I'm just going to leave this here, because I think that a particular strain of Marxists are trying to feed the OP obfuscatory bullshit.
https://socialistregister.com/index.php/srv/article/view/5334/2235

>> No.14638839

>>14638778
Curious that you linked that, because most of the posts in this thread are exactly the opposite of what Kolakowski understands as "Althusserian" marxism.
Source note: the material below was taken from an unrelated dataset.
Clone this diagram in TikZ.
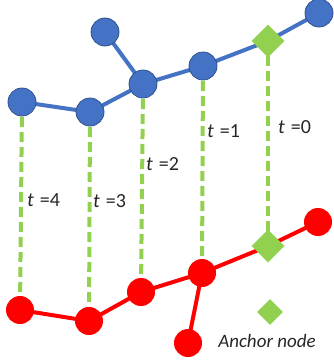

If your intent is to quote Kolakowski to say "stop caring about marxism because it's bullshit" then you're over your head; if someone was swayed about marxism and communism by reading third-rate scholarship like Kolakowski's without ever going to the primary texts, they were never serious to begin with.

>> No.14638889

>>14638778
Who the fuck cares about Althusser?

>> No.14638962 [DELETED] 

>>14638839
I wasn't attributing the obfuscation to the anons ITT.

>> No.14638971

>>14638839 #
I wasn't attributing the obfuscation to the anons ITT, though I am curious to hear what you consider to be "first rate" Marx scholarship.

>> No.14638991

>>14638889
If OP is being fed some sort of vanguardist apologia in the guise of academic scholatship as this post >>14638283 seems to indicate, it's probably secondhand Althusser.